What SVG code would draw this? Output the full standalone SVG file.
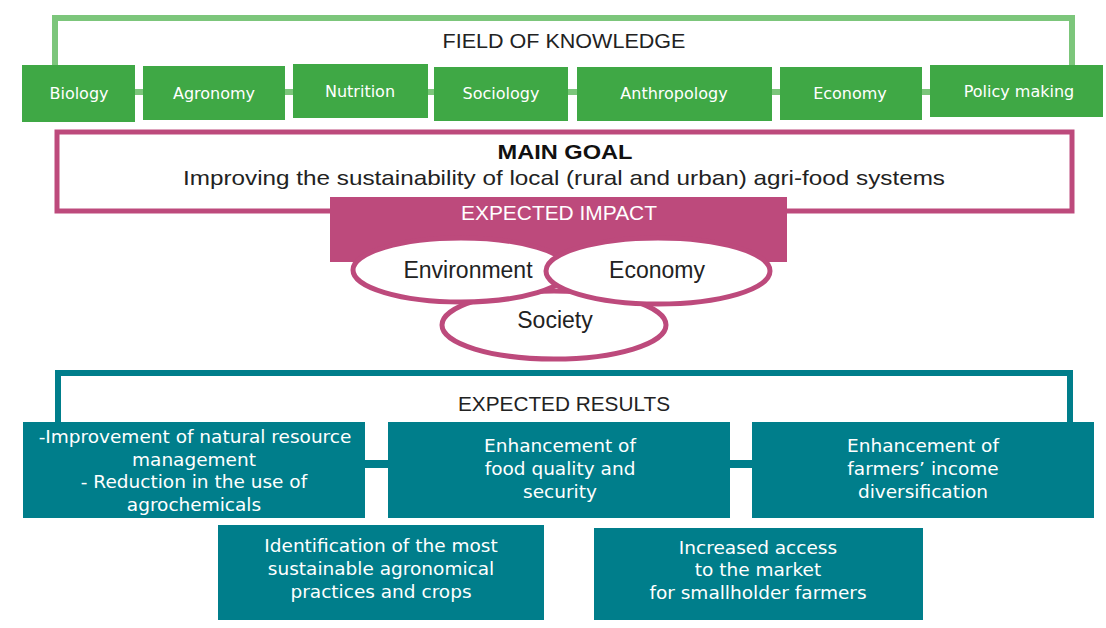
<svg xmlns="http://www.w3.org/2000/svg" width="1106" height="628" viewBox="0 0 1106 628">
<style>
.g{fill:#3fa845}
.gt{font-family:"DejaVu Sans",Verdana,sans-serif;font-size:16px;fill:#fff;text-anchor:middle}
.t{fill:#007e8b}
.tt{font-family:"DejaVu Sans",Verdana,sans-serif;font-size:18.5px;fill:#fff;text-anchor:middle}
.h{font-family:"Liberation Sans",Arial,sans-serif;font-size:21px;fill:#222;text-anchor:middle}
.el{fill:#fff;stroke:#bd4a7c;stroke-width:5}
.et{font-family:"Liberation Sans",Arial,sans-serif;font-size:23px;fill:#222;text-anchor:middle}
</style>
<rect width="1106" height="628" fill="#fff"/>
<g id="connectors">
  <path d="M55,66 V18 H1072 V66" fill="none" stroke="#7cc67b" stroke-width="6"/>
  <line x1="130" y1="92" x2="935" y2="92" stroke="#7cc67b" stroke-width="6"/>
  <path d="M58,423 V373 H1070 V423" fill="none" stroke="#007e8b" stroke-width="6"/>
  <line x1="360" y1="464" x2="760" y2="464" stroke="#007e8b" stroke-width="8"/>
</g>
<g id="field-title"><text class="h" x="564" y="48" textLength="243" lengthAdjust="spacingAndGlyphs">FIELD OF KNOWLEDGE</text></g>
<g id="biology"><rect class="g" x="22" y="65" width="113" height="57"/><text class="gt" x="79" y="99">Biology</text></g>
<g id="agronomy"><rect class="g" x="143" y="66" width="142" height="54"/><text class="gt" x="214" y="99">Agronomy</text></g>
<g id="nutrition"><rect class="g" x="293" y="64" width="135" height="54"/><text class="gt" x="360" y="97">Nutrition</text></g>
<g id="sociology"><rect class="g" x="434" y="67" width="134" height="54"/><text class="gt" x="501" y="99">Sociology</text></g>
<g id="anthropology"><rect class="g" x="577" y="67" width="195" height="54"/><text class="gt" x="674" y="99">Anthropology</text></g>
<g id="economy-field"><rect class="g" x="780" y="67" width="142" height="53"/><text class="gt" x="850" y="99">Economy</text></g>
<g id="policy"><rect class="g" x="930" y="65" width="173" height="52"/><text class="gt" x="1019" y="97">Policy making</text></g>
<g id="main-goal">
  <rect x="57" y="132" width="1015" height="79" fill="#fff" stroke="#bd4a7c" stroke-width="5"/>
  <text x="565" y="159" font-family="Liberation Sans,Arial,sans-serif" font-size="21" font-weight="bold" fill="#111" text-anchor="middle" textLength="135" lengthAdjust="spacingAndGlyphs">MAIN GOAL</text>
  <text x="564" y="185" font-family="Liberation Sans,Arial,sans-serif" font-size="21" fill="#222" text-anchor="middle" textLength="762" lengthAdjust="spacingAndGlyphs">Improving the sustainability of local (rural and urban) agri-food systems</text>
</g>
<g id="expected-impact">
  <rect x="330" y="197" width="457" height="65" fill="#bd4a7c"/>
  <text x="559" y="220" font-family="Liberation Sans,Arial,sans-serif" font-size="21" fill="#fff" text-anchor="middle" textLength="196" lengthAdjust="spacingAndGlyphs">EXPECTED IMPACT</text>
</g>
<g id="society"><ellipse class="el" cx="554" cy="325" rx="112" ry="34"/><text class="et" x="555" y="328">Society</text></g>
<g id="environment"><ellipse class="el" cx="461" cy="270" rx="108" ry="32"/><text class="et" x="468" y="278">Environment</text></g>
<g id="economy"><ellipse class="el" cx="658" cy="271" rx="112" ry="33"/><text class="et" x="657" y="278">Economy</text></g>
<g id="results-title"><text class="h" x="564" y="411" textLength="212" lengthAdjust="spacingAndGlyphs">EXPECTED RESULTS</text></g>
<g id="r1"><rect class="t" x="23" y="422" width="342" height="96"/>
  <text class="tt" x="195" y="443">-Improvement of natural resource</text>
  <text class="tt" x="194" y="466">management</text>
  <text class="tt" x="194" y="488">- Reduction in the use of</text>
  <text class="tt" x="194" y="511">agrochemicals</text></g>
<g id="r2"><rect class="t" x="388" y="422" width="342" height="96"/>
  <text class="tt" x="560" y="452">Enhancement of</text>
  <text class="tt" x="560" y="475">food quality and</text>
  <text class="tt" x="560" y="498">security</text></g>
<g id="r3"><rect class="t" x="752" y="422" width="342" height="96"/>
  <text class="tt" x="923" y="452">Enhancement of</text>
  <text class="tt" x="923" y="475">farmers’ income</text>
  <text class="tt" x="923" y="498">diversification</text></g>
<g id="r4"><rect class="t" x="218" y="525" width="326" height="95"/>
  <text class="tt" x="381" y="552">Identification of the most</text>
  <text class="tt" x="381" y="575">sustainable agronomical</text>
  <text class="tt" x="381" y="598">practices and crops</text></g>
<g id="r5"><rect class="t" x="594" y="528" width="329" height="92"/>
  <text class="tt" x="758" y="554">Increased access</text>
  <text class="tt" x="758" y="576">to the market</text>
  <text class="tt" x="758" y="599">for smallholder farmers</text></g>
</svg>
● ● ● ● ●
Work instructions: Keep every word of the data as it is when you write it out, but drop the pictures.

Task solution:
What SVG code would draw this? Output the full standalone SVG file.
<svg xmlns="http://www.w3.org/2000/svg" width="1106" height="628" viewBox="0 0 1106 628">
<style>
.g{fill:#3fa845}
.gt{font-family:"DejaVu Sans",Verdana,sans-serif;font-size:16px;fill:#fff;text-anchor:middle}
.t{fill:#007e8b}
.tt{font-family:"DejaVu Sans",Verdana,sans-serif;font-size:18.5px;fill:#fff;text-anchor:middle}
.h{font-family:"Liberation Sans",Arial,sans-serif;font-size:21px;fill:#222;text-anchor:middle}
.el{fill:#fff;stroke:#bd4a7c;stroke-width:5}
.et{font-family:"Liberation Sans",Arial,sans-serif;font-size:23px;fill:#222;text-anchor:middle}
</style>
<rect width="1106" height="628" fill="#fff"/>
<g id="connectors">
  <path d="M55,66 V18 H1072 V66" fill="none" stroke="#7cc67b" stroke-width="6"/>
  <line x1="130" y1="92" x2="935" y2="92" stroke="#7cc67b" stroke-width="6"/>
  <path d="M58,423 V373 H1070 V423" fill="none" stroke="#007e8b" stroke-width="6"/>
  <line x1="360" y1="464" x2="760" y2="464" stroke="#007e8b" stroke-width="8"/>
</g>
<g id="field-title"><text class="h" x="564" y="48" textLength="243" lengthAdjust="spacingAndGlyphs">FIELD OF KNOWLEDGE</text></g>
<g id="biology"><rect class="g" x="22" y="65" width="113" height="57"/><text class="gt" x="79" y="99">Biology</text></g>
<g id="agronomy"><rect class="g" x="143" y="66" width="142" height="54"/><text class="gt" x="214" y="99">Agronomy</text></g>
<g id="nutrition"><rect class="g" x="293" y="64" width="135" height="54"/><text class="gt" x="360" y="97">Nutrition</text></g>
<g id="sociology"><rect class="g" x="434" y="67" width="134" height="54"/><text class="gt" x="501" y="99">Sociology</text></g>
<g id="anthropology"><rect class="g" x="577" y="67" width="195" height="54"/><text class="gt" x="674" y="99">Anthropology</text></g>
<g id="economy-field"><rect class="g" x="780" y="67" width="142" height="53"/><text class="gt" x="850" y="99">Economy</text></g>
<g id="policy"><rect class="g" x="930" y="65" width="173" height="52"/><text class="gt" x="1019" y="97">Policy making</text></g>
<g id="main-goal">
  <rect x="57" y="132" width="1015" height="79" fill="#fff" stroke="#bd4a7c" stroke-width="5"/>
  <text x="565" y="159" font-family="Liberation Sans,Arial,sans-serif" font-size="21" font-weight="bold" fill="#111" text-anchor="middle" textLength="135" lengthAdjust="spacingAndGlyphs">MAIN GOAL</text>
  <text x="564" y="185" font-family="Liberation Sans,Arial,sans-serif" font-size="21" fill="#222" text-anchor="middle" textLength="762" lengthAdjust="spacingAndGlyphs">Improving the sustainability of local (rural and urban) agri-food systems</text>
</g>
<g id="expected-impact">
  <rect x="330" y="197" width="457" height="65" fill="#bd4a7c"/>
  <text x="559" y="220" font-family="Liberation Sans,Arial,sans-serif" font-size="21" fill="#fff" text-anchor="middle" textLength="196" lengthAdjust="spacingAndGlyphs">EXPECTED IMPACT</text>
</g>
<g id="society"><ellipse class="el" cx="554" cy="325" rx="112" ry="34"/><text class="et" x="555" y="328">Society</text></g>
<g id="environment"><ellipse class="el" cx="461" cy="270" rx="108" ry="32"/><text class="et" x="468" y="278">Environment</text></g>
<g id="economy"><ellipse class="el" cx="658" cy="271" rx="112" ry="33"/><text class="et" x="657" y="278">Economy</text></g>
<g id="results-title"><text class="h" x="564" y="411" textLength="212" lengthAdjust="spacingAndGlyphs">EXPECTED RESULTS</text></g>
<g id="r1"><rect class="t" x="23" y="422" width="342" height="96"/>
  <text class="tt" x="195" y="443">-Improvement of natural resource</text>
  <text class="tt" x="194" y="466">management</text>
  <text class="tt" x="194" y="488">- Reduction in the use of</text>
  <text class="tt" x="194" y="511">agrochemicals</text></g>
<g id="r2"><rect class="t" x="388" y="422" width="342" height="96"/>
  <text class="tt" x="560" y="452">Enhancement of</text>
  <text class="tt" x="560" y="475">food quality and</text>
  <text class="tt" x="560" y="498">security</text></g>
<g id="r3"><rect class="t" x="752" y="422" width="342" height="96"/>
  <text class="tt" x="923" y="452">Enhancement of</text>
  <text class="tt" x="923" y="475">farmers’ income</text>
  <text class="tt" x="923" y="498">diversification</text></g>
<g id="r4"><rect class="t" x="218" y="525" width="326" height="95"/>
  <text class="tt" x="381" y="552">Identification of the most</text>
  <text class="tt" x="381" y="575">sustainable agronomical</text>
  <text class="tt" x="381" y="598">practices and crops</text></g>
<g id="r5"><rect class="t" x="594" y="528" width="329" height="92"/>
  <text class="tt" x="758" y="554">Increased access</text>
  <text class="tt" x="758" y="576">to the market</text>
  <text class="tt" x="758" y="599">for smallholder farmers</text></g>
</svg>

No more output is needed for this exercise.